But piracy endures, often in much more esoteric
forms. This week, for example, the news
is full of the Libor scandals of Barclay’s Bank, which is now spreading to
banks like Citigroup, JPMorgan Chase
& Co, Deutsche Bank, HSBC Holdings Plc, UBS and the Royal Bank of Scotland,
and of the settlement of the suit against Wells Fargo Bank for predatory
lending. Libor is the London inter-bank
offered rate, used for determining many other key interest rates, including those
for mortgages, student loans and variable rate loans to individuals, institutions
and governments. The banks are accused of manipulating the rate by hiding key
data, thereby raising the costs for their customers and the profits for
themselves. The costs, for example, of bonds to the city governments issuing them
are said to be raised in some cases by millions of dollars, causing the
cash-strapped governments to have to cut back on police, fire, school and other
municipal services in order to cover their lending shortfalls. Barclay’s itself settled for $450 million, but
the criminal investigation of employees continues. Wells Fargo settled for $175
million the charges brought by Baltimore that Wells Fargo targeted minority
customers for mortgages at exorbitant rates that they knew the customers could
not pay, leading to foreclosure. The
foreclosures spiked the cost to Baltimore of city services generally,
especially police and fire services, of course in the process devastating the
lives of many. Both banks deny
wrongdoing. Before them it was the
Deutsche Bank and Goldman Sachs raid on Greece, the JPMorgan derivatives
scandal, etc., etc.
What these present pirates share with pirates of
the past is their proclivity for pillaging the rich cargoes of the world while
flying the flag of legal activity, while concurrently starving governments
of their revenues, devastating cities and earnestly proclaiming their own virtue. They just have
more sophisticated deniability. Where
they differ is that the wealth of prior pirates often at least partly benefited
the poor.
We truly have entered a new golden age of piracy. Interestingly, the New York Times points
their finger at a cause for this that I have mentioned before, the growing
disparity between rich and poor.
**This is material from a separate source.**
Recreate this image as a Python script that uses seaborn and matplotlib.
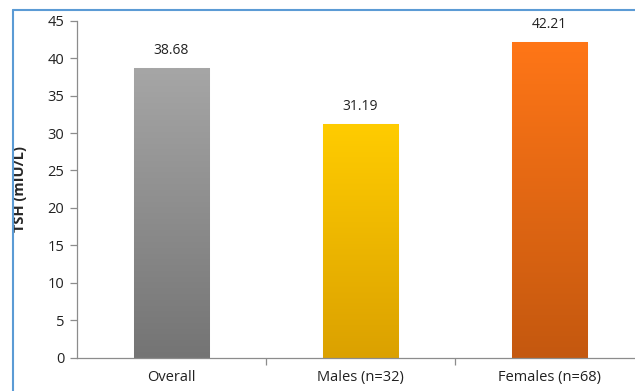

In the America
of 50 years ago, the ratio of CEO compensation to average worker pay was 40,
and the Harvard Business Review tut-tut-ted about it. Today it is over 140, and many aspiring
managers are desperate to make the leap into CEO consideration. The temptation to make money and a name by
skating at the edge becomes overwhelming.
It is a price for inequality we should not be prepared to pay.